San Diego Runs Out Of Gas In Loss

For thirty minutes, the San Diego Sockers and Florida Tropics played a match worthy of a playoff. Then, the tank hit empty.

Playing their fourth match in six days, in three states, three time zones and two countries, the Sockers faded in the second half on Saturday night at the RF Funding Center in Lakeland, seeing the Eastern Conference-leading Tropics net seven goals to post an 8-5 victory. Victor Perreiras scored a hat trick for Florida (13-1), which won its eighth straight contest.

“Oh, definitely,” said head coach Phil Salvagio when asked if his team ran out of energy after halftime.

What the Sockers (11-4) lamented after the contest was their opportunity to reshape the match in the opening thirty minutes. Granted three power plays in the opening two quarters, San Diego came up empty, managing only two shots over the six minutes of man advantage. Florida netted twice on the power play in the third quarter, making special teams a key story.

"That’s the difference,” said Salvagio, “We went 0-for-4 on the power play, we even had a six-on-four at the end and couldn’t put it in. We needed to get a lead, and we couldn’t get a lead.”

In a match which was billed as a possible Ron Newman Cup Final preview, the Tropics had the advantage of a week’s worth of rest and training, while the Sockers made their way from Monterrey to Sonora, to Orlando (through Phoenix), and then on to Lakeland. The opening quarter was tense and scoreless until the Tropics’ Zach Reget and Drew Ruggles worked a perfect 1-2 play at the top of the arc. Ruggles ran on Reget’s close quarters pass to toe-poke home the night’s opening goal at 14:40 for a 1-0 Florida lead.

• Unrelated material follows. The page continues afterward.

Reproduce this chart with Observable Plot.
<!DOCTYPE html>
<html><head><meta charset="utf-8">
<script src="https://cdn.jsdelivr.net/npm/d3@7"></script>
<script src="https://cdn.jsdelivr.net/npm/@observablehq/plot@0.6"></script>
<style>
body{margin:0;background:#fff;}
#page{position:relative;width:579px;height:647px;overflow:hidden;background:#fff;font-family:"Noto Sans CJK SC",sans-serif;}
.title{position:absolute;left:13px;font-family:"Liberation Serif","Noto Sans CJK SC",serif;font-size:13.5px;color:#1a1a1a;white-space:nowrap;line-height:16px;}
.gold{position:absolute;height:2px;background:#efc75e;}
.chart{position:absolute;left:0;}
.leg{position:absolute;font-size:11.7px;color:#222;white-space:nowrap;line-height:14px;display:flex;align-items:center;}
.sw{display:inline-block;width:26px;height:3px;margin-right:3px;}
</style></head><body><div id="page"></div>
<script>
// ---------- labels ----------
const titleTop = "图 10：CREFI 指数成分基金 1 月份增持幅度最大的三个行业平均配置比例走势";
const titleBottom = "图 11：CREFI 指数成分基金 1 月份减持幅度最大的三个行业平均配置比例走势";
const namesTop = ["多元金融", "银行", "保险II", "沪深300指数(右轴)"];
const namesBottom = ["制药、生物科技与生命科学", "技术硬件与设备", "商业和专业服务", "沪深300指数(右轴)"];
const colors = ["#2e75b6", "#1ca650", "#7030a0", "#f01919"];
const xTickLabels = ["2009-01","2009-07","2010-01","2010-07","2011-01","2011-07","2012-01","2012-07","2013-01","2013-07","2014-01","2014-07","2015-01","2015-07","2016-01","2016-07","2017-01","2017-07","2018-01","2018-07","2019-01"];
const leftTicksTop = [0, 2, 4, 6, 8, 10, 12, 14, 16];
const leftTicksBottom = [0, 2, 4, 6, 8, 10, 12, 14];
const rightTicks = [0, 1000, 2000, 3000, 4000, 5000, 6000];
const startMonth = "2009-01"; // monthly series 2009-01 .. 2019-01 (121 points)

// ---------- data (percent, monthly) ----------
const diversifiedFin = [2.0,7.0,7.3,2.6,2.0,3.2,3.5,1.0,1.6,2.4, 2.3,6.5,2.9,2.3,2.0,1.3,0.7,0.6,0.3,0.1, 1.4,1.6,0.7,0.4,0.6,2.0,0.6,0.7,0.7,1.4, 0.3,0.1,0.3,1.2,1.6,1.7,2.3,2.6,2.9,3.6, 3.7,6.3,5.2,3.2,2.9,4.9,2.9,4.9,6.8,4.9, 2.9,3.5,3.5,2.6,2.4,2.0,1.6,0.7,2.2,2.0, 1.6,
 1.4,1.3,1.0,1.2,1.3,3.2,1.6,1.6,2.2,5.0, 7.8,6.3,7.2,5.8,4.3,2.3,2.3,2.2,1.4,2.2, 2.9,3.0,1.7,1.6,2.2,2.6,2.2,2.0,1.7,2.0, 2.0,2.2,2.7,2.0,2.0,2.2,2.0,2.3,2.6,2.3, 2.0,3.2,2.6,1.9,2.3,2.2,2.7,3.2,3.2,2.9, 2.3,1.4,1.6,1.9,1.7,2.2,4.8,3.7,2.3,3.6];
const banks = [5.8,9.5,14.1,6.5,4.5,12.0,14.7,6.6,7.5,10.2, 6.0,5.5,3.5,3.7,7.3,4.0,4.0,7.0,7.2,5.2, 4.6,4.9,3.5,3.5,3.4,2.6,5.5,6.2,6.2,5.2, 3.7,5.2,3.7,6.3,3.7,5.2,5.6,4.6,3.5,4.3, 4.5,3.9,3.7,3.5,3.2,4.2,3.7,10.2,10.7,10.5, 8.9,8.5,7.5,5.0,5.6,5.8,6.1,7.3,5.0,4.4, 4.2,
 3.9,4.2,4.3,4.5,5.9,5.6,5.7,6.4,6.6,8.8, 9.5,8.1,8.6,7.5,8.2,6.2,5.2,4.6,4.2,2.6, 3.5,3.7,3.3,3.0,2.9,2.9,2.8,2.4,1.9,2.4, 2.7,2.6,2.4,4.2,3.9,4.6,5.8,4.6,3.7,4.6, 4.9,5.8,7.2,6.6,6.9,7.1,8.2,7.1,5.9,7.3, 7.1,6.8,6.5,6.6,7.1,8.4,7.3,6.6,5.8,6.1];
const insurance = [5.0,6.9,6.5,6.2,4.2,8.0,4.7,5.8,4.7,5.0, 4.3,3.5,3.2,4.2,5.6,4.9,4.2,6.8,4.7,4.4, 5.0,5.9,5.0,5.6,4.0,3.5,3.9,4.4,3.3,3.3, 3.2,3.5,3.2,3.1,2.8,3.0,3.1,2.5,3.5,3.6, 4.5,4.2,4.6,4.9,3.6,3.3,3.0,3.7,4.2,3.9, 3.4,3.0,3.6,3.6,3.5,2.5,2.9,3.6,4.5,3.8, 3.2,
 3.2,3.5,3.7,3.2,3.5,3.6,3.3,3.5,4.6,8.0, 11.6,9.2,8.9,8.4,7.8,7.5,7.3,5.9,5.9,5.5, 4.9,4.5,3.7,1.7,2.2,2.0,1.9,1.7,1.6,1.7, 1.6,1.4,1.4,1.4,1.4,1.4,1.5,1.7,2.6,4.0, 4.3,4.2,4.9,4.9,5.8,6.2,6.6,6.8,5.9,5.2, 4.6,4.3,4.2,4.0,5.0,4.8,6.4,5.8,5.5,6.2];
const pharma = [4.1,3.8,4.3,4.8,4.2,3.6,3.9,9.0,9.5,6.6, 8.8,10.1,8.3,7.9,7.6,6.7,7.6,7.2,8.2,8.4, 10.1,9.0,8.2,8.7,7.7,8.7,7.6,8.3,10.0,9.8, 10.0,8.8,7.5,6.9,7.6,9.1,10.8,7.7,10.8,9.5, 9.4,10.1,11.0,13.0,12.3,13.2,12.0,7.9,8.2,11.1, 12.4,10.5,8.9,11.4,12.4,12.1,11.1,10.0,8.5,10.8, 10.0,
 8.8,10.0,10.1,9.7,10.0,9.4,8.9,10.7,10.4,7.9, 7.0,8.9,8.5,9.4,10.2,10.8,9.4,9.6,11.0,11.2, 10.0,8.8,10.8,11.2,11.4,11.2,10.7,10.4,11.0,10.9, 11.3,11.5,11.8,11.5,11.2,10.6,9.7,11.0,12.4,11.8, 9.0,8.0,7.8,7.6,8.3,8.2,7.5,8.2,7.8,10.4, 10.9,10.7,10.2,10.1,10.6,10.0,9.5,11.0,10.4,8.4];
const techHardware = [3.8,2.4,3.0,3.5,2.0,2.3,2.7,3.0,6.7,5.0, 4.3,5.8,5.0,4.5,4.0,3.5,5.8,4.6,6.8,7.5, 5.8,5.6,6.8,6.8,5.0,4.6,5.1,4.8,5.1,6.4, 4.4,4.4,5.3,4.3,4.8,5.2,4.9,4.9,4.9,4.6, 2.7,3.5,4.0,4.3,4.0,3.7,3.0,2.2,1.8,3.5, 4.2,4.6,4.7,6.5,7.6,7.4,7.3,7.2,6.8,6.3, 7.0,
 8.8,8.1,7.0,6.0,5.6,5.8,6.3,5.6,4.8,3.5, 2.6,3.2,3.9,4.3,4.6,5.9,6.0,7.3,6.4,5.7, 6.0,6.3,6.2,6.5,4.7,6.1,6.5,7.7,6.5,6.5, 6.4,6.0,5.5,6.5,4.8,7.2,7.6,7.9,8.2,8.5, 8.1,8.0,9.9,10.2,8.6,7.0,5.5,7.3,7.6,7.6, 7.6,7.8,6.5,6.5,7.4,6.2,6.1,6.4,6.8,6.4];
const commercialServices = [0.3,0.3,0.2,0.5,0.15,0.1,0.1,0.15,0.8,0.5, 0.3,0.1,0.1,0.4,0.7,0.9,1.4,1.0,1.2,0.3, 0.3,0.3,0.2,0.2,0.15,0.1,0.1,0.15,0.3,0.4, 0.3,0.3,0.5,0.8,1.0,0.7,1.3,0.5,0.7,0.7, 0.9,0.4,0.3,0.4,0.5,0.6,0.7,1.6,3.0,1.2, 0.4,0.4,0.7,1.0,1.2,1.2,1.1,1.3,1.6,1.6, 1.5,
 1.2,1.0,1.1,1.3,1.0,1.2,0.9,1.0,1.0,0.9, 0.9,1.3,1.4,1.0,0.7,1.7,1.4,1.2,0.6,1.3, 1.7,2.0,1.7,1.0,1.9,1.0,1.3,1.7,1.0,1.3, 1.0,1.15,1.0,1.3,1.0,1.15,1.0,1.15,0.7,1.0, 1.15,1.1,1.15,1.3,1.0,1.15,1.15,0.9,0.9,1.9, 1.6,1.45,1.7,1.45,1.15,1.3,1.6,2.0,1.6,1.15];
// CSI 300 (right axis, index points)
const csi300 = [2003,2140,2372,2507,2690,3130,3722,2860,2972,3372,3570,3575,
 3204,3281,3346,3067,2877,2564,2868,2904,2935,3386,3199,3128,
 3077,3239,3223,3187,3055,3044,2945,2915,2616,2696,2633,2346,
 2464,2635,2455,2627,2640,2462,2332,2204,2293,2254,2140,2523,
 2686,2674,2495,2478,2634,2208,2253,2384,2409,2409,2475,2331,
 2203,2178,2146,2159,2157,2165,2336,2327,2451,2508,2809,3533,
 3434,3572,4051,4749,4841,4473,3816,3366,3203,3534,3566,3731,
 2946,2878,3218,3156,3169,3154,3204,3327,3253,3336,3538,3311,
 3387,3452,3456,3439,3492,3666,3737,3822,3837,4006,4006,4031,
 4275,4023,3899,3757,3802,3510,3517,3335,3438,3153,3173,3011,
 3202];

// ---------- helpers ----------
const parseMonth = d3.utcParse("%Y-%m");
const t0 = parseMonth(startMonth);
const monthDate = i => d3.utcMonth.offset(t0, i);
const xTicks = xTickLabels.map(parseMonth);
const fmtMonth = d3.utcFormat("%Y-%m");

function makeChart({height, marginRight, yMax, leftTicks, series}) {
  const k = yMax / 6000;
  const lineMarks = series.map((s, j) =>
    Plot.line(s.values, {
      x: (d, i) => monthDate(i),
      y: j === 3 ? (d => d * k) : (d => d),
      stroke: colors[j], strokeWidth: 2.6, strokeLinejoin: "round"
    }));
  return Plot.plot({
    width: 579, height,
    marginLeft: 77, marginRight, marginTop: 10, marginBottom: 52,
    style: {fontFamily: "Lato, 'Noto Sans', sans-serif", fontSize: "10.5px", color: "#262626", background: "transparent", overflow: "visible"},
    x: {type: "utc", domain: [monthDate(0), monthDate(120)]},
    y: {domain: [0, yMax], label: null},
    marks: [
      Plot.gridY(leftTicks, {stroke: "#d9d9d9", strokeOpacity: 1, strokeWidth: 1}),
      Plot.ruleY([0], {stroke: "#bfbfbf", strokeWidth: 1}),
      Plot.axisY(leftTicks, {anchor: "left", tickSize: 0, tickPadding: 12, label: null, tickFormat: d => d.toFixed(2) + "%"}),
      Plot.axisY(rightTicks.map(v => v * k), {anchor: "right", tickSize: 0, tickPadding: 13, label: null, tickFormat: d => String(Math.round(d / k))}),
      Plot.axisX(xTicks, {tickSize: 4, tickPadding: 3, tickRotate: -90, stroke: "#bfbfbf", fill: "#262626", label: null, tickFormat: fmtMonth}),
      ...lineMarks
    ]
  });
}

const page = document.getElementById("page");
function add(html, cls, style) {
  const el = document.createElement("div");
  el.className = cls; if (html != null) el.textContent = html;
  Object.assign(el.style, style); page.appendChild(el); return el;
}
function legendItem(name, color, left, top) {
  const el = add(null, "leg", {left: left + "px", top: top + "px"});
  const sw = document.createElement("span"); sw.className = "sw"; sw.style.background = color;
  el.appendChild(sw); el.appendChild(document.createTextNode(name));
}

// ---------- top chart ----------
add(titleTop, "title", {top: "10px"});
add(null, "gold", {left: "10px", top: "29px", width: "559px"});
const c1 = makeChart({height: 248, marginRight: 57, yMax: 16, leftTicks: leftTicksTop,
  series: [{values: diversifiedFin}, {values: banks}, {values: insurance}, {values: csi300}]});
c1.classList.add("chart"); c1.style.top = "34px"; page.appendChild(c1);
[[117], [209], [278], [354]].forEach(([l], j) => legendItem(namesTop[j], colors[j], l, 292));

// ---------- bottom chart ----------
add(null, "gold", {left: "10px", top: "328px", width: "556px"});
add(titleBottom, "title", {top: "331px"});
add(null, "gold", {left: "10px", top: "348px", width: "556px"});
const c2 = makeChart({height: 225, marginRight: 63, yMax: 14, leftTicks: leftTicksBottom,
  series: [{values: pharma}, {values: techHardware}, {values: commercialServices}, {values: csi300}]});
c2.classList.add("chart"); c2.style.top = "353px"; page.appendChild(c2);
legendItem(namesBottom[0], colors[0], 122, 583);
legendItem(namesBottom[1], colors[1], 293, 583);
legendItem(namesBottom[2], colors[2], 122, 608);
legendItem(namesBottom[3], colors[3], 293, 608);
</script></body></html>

San Diego’s Taylor Bond answered back in the second quarter, finishing a hard-working run by Eduardo Velez. The veteran known as “El Vaquero” battled his way down the boards on the right wall and through the corner to the goal wall before tapping a pass back to Bond in the heart of the crease, who smashed home his fourth goal of the season at 10:18. The match was tied 1-1 at halftime.

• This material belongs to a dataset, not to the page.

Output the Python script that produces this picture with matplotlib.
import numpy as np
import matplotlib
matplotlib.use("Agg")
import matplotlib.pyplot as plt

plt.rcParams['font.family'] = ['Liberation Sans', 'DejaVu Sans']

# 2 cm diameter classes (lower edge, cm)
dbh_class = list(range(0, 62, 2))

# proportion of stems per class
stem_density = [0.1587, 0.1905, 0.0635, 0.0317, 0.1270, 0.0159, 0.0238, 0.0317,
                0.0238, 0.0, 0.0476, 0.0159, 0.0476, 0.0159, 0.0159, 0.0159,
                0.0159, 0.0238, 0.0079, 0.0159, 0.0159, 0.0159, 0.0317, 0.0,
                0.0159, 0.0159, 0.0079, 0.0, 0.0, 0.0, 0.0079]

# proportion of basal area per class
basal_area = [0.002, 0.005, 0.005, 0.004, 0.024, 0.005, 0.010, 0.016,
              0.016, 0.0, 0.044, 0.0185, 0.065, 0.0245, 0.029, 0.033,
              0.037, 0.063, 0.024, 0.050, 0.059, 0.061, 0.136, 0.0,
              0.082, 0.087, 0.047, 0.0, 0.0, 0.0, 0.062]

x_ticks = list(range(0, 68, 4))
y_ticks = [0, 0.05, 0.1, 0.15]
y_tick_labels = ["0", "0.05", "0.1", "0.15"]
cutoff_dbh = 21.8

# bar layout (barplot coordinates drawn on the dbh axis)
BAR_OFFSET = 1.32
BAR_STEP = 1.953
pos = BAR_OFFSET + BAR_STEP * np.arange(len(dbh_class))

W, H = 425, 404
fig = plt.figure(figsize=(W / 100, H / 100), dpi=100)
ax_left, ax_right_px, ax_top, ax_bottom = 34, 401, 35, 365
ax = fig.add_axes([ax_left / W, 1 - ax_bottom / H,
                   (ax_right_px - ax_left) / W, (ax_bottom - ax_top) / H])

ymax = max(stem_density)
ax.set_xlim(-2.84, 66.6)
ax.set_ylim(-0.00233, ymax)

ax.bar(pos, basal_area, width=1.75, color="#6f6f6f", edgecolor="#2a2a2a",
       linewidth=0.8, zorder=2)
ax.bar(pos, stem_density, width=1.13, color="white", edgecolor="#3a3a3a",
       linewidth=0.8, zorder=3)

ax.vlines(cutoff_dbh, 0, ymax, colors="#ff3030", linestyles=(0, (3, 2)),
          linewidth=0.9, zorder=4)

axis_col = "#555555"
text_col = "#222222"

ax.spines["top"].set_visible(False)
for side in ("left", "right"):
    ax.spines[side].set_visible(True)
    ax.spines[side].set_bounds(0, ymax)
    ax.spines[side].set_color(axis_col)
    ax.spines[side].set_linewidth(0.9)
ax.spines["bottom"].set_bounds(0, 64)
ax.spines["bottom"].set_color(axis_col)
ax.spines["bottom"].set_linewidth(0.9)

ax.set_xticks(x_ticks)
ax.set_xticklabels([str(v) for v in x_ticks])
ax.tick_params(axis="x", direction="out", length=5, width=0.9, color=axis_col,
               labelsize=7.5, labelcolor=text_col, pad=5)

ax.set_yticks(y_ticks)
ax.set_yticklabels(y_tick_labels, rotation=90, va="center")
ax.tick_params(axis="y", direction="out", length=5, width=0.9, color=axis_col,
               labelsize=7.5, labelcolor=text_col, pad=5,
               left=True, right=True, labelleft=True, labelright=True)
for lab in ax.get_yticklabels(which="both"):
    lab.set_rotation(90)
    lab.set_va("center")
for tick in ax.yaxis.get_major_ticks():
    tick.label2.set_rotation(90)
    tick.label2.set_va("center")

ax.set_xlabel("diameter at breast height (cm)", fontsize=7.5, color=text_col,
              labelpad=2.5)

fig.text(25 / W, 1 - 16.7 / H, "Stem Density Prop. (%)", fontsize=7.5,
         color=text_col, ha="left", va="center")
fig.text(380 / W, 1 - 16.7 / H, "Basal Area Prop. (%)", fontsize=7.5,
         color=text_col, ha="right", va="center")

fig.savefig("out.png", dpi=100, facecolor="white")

The Sockers’ Luis “Peewee” Ortega was shown a blue card in the final minute of the second quarter, giving Florida one minute of power play to start the second half. 27 seconds was all they would need to convert, as Perreiras got his big night started with a left-wing volley past Boris Pardo and into the net for his 13th of the season, and a 2-1 lead which would not be relinquished.

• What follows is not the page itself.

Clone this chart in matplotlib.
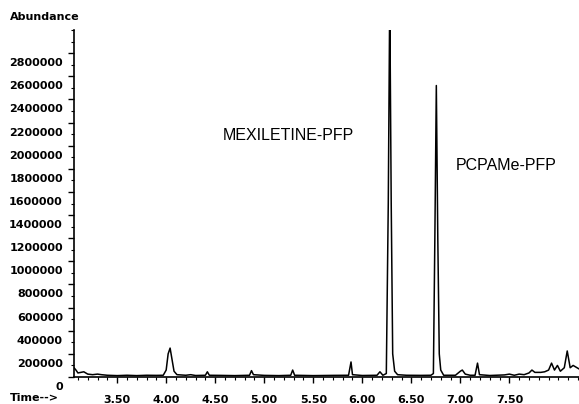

Less than three minutes later, Anthony Arico was played by his keeper into a breakaway up the middle of the field. Pardo came out to challenge, and in doing so, his hand flicked the ball outside the crease for an automatic blue card and shootout. Perreiras was given the shootout attempt and made full work of it, using a right-to-left dribble to get past Pardo before slotting the ball home at 3:05 for a 3-1 lead.